NumPy: The Foundation of Numerical Computing
NumPy provides fast array operations that form the base of every ML library. Sensor data from a production line is fundamentally an array of numbers, and NumPy handles millions of readings efficiently.
import numpy as np
# Simulate temperature readings from 5 sensors over 100 time steps
sensor_data = np.random.normal(loc=75.0, scale=2.5, size=(100, 5))
print(f"Shape: {sensor_data.shape}")
print(f"Mean temperature: {sensor_data.mean():.2f} C")
print(f"Max reading: {sensor_data.max():.2f} C")

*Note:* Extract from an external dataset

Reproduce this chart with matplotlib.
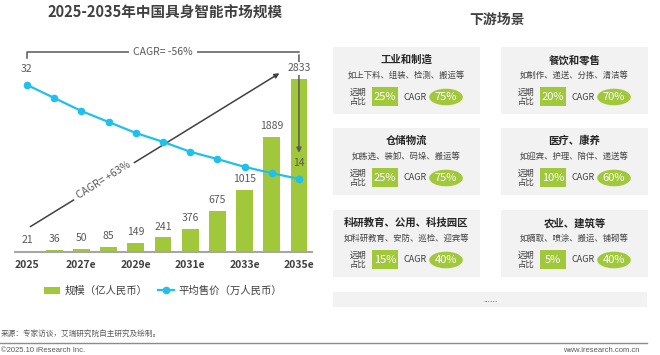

Key Operations for Industrial Data
# Find which readings exceed a safety threshold
threshold = 80.0
alerts = sensor_data > threshold
print(f"Alert count: {alerts.sum()}")
# Calculate per-sensor statistics
sensor_means = sensor_data.mean(axis=0)
sensor_stds = sensor_data.std(axis=0)
Pandas: The Data Analysis Framework
Pandas adds labeled rows and columns to NumPy arrays, making it natural to work with timestamped sensor logs, production records, and maintenance reports.
import pandas as pd
# Create a DataFrame mimicking a production log
df = pd.DataFrame({
"timestamp": pd.date_range("2025-01-01", periods=100, freq="h"),
"motor_temp": np.random.normal(72, 3, 100),
"vibration_mm_s": np.random.normal(4.5, 0.8, 100),
"production_rate": np.random.randint(80, 120, 100)
})
df.set_index("timestamp", inplace=True)
print(df.head())
Filtering and Grouping
# Find hours where motor ran hot
hot_periods = df[df["motor_temp"] > 76]
print(f"Overheating events: {len(hot_periods)}")

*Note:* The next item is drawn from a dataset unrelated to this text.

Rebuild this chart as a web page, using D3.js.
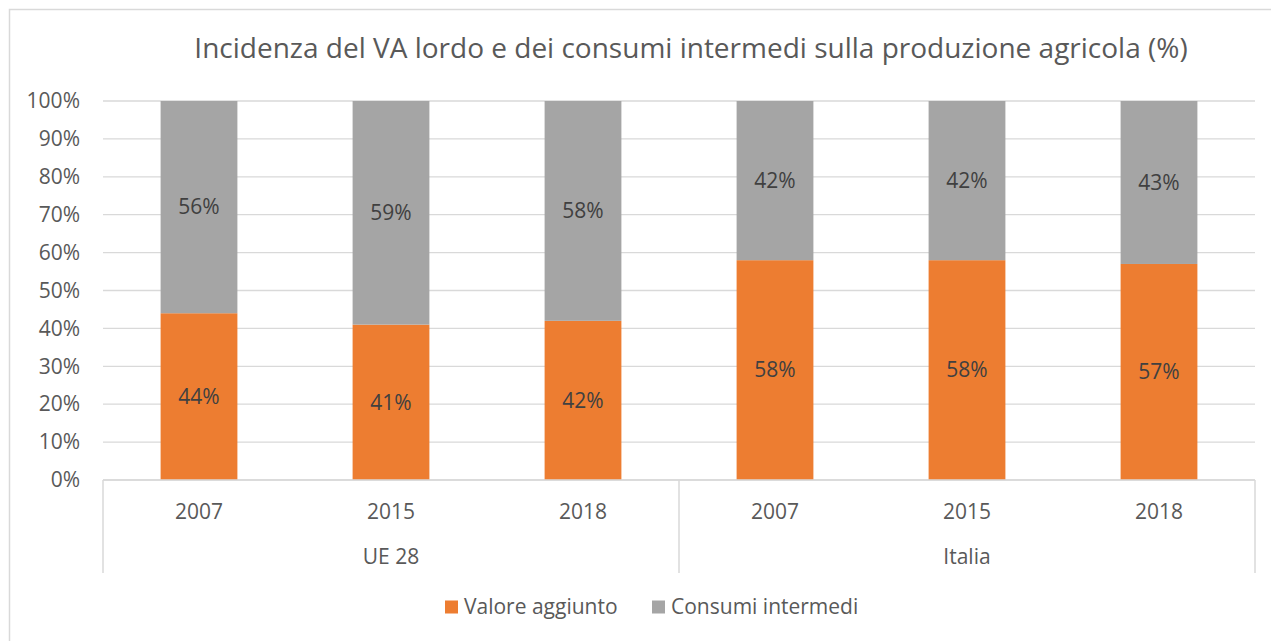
<!DOCTYPE html>
<html>
<head>
<meta charset="utf-8">
<script src="https://cdn.jsdelivr.net/npm/d3@7"></script>
<style>
  body { margin: 0; background: #fff; }
  svg { font-family: "Open Sans", "Liberation Sans", sans-serif; }
</style>
</head>
<body>
<div id="chart"></div>
<script>
// Data
const groups = ["UE 28", "Italia"];
const years = ["2007", "2015", "2018"];
const valoreAggiunto = [44, 41, 42, 58, 58, 57];
const consumiIntermedi = [56, 59, 58, 42, 42, 43];
const seriesNames = ["Valore aggiunto", "Consumi intermedi"];
const yTicks = [0, 10, 20, 30, 40, 50, 60, 70, 80, 90, 100];

const colors = ["#ED7D31", "#A5A5A5"];
const W = 1271, H = 641;
const margin = { top: 101, right: 16, bottom: 161, left: 103 };
const width = 1255 - margin.left;
const height = 480 - margin.top;
const fs = '21px';

const svg = d3.select('#chart')
    .append('svg')
    .attr('width', W)
    .attr('height', H);

// outer chart border
svg.append('rect')
    .attr('x', 9.5).attr('y', 9.5)
    .attr('width', W + 20).attr('height', H + 20)
    .attr('fill', 'none')
    .attr('stroke', '#d9d9d9')
    .attr('stroke-width', 1.5);

svg.append('text')
    .attr('x', 691)
    .attr('y', 58)
    .attr('text-anchor', 'middle')
    .attr('fill', '#595959')
    .style('font-size', '28px')
    .text('Incidenza del VA lordo e dei consumi intermedi sulla produzione agricola (%)');

const g = svg.append('g')
    .attr('transform', `translate(${margin.left}, ${margin.top})`);

// table rows built from the arrays
const rows = [];
groups.forEach((grp, gi) => {
    years.forEach((yr, yi) => {
        const i = gi * years.length + yi;
        rows.push({ key: grp + '|' + yr, group: grp, year: yr, va: valoreAggiunto[i], ci: consumiIntermedi[i] });
    });
});

const x = d3.scaleBand()
    .domain(rows.map(d => d.key))
    .range([0, width])
    .paddingInner(0.6)
    .paddingOuter(0.3);

const y = d3.scaleLinear()
    .domain([0, 100])
    .range([height, 0]);

// gridlines
g.selectAll('.grid')
    .data(yTicks)
    .join('line')
    .attr('class', 'grid')
    .attr('x1', 0).attr('x2', width)
    .attr('y1', d => y(d)).attr('y2', d => y(d))
    .attr('stroke', '#d9d9d9')
    .attr('stroke-width', 1.3);

// y axis labels
const yAxis = d3.axisLeft(y)
    .tickValues(yTicks)
    .tickSize(0)
    .tickPadding(23)
    .tickFormat(d => d + '%');

g.append('g')
    .call(yAxis)
    .call(a => a.select('.domain').remove())
    .selectAll('text')
    .attr('fill', '#595959')
    .style('font-size', fs)
    .style('font-family', '"Open Sans", sans-serif');

// stacked bars
const stack = d3.stack().keys(['va', 'ci']);
const layers = stack(rows);

const layer = g.selectAll('.layer')
    .data(layers)
    .join('g')
    .attr('class', 'layer')
    .attr('fill', (d, i) => colors[i]);

layer.selectAll('rect')
    .data(d => d)
    .join('rect')
    .attr('x', d => x(d.data.key))
    .attr('y', d => y(d[1]))
    .attr('width', x.bandwidth())
    .attr('height', d => y(d[0]) - y(d[1]));

layer.selectAll('text')
    .data(d => d)
    .join('text')
    .attr('x', d => x(d.data.key) + x.bandwidth() / 2)
    .attr('y', d => (y(d[0]) + y(d[1])) / 2)
    .attr('dy', '0.35em')
    .attr('text-anchor', 'middle')
    .attr('fill', '#404040')
    .style('font-size', fs)
    .text(d => Math.round(d[1] - d[0]) + '%');

// category axis line
g.append('line')
    .attr('x1', 0).attr('x2', width)
    .attr('y1', height).attr('y2', height)
    .attr('stroke', '#d9d9d9')
    .attr('stroke-width', 1.5);

// group separators
const step = x.step();
const sepX = [0];
groups.forEach((grp, gi) => sepX.push((gi + 1) * years.length * step));
g.selectAll('.sep')
    .data(sepX)
    .join('line')
    .attr('class', 'sep')
    .attr('x1', d => d).attr('x2', d => d)
    .attr('y1', height).attr('y2', height + 93)
    .attr('stroke', '#d9d9d9')
    .attr('stroke-width', 1.5);

// year labels
g.selectAll('.yr')
    .data(rows)
    .join('text')
    .attr('class', 'yr')
    .attr('x', d => x(d.key) + x.bandwidth() / 2)
    .attr('y', height + 32)
    .attr('dy', '0.35em')
    .attr('text-anchor', 'middle')
    .attr('fill', '#595959')
    .style('font-size', fs)
    .text(d => d.year);

// group labels
g.selectAll('.grp')
    .data(groups)
    .join('text')
    .attr('class', 'grp')
    .attr('x', (d, i) => (i + 0.5) * years.length * step)
    .attr('y', height + 77)
    .attr('dy', '0.35em')
    .attr('text-anchor', 'middle')
    .attr('fill', '#595959')
    .style('font-size', fs)
    .text(d => d);

// legend
const legendX = [445, 652];
const legend = svg.selectAll('.legend')
    .data(seriesNames)
    .join('g')
    .attr('class', 'legend')
    .attr('transform', (d, i) => `translate(${legendX[i]}, 607)`);

legend.append('rect')
    .attr('x', 0).attr('y', -6.5)
    .attr('width', 13).attr('height', 13)
    .attr('fill', (d, i) => colors[i]);

legend.append('text')
    .attr('x', 19)
    .attr('dy', '0.35em')
    .attr('fill', '#595959')
    .style('font-size', fs)
    .text(d => d);
</script>
</body>
</html>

# Daily average production rate
daily_avg = df["production_rate"].resample("D").mean()
print(daily_avg.head())
Practical Example: Loading and Displaying Sensor Data
Let us bring everything together. Imagine you received a CSV file from a CNC machine's data logger containing one week of operation data.
import numpy as np
import pandas as pd
import matplotlib.pyplot as plt
# Simulate the CSV data
np.random.seed(42)
hours = 168 # one week
timestamps = pd.date_range("2025-03-01", periods=hours, freq="h")
data = pd.DataFrame({
"timestamp": timestamps,
"spindle_temp_c": np.random.normal(55, 4, hours),
"coolant_flow_l_min": np.random.normal(12, 1.5, hours),
"power_kw": np.random.normal(8.5, 1.2, hours)
})
data.set_index("timestamp", inplace=True)
# Quick statistical overview
print(data.describe())
# Plot all sensor channels
fig, axes = plt.subplots(3, 1, figsize=(12, 8), sharex=True)
data["spindle_temp_c"].plot(ax=axes[0], title="Spindle Temperature (C)")
data["coolant_flow_l_min"].plot(ax=axes[1], title="Coolant Flow (L/min)")
data["power_kw"].plot(ax=axes[2], title="Power Consumption (kW)")
plt.tight_layout()
plt.savefig("cnc_sensor_overview.png", dpi=150)
plt.show()
This pattern -- load, summarize, visualize -- is the starting point for every industrial ML project. Before building any model, you must understand what your data looks like.
Summary
In this lesson you set up a complete Python environment for industrial machine learning. You installed Python with conda, learned to use Jupyter Notebook for interactive analysis, and explored the two foundational libraries: NumPy for fast numerical computation and Pandas for structured data manipulation. You also loaded simulated CNC sensor data, computed basic statistics, and created your first multi-channel sensor plot. In the next lesson, you will learn how to explore, clean, and prepare real-world industrial data for modeling.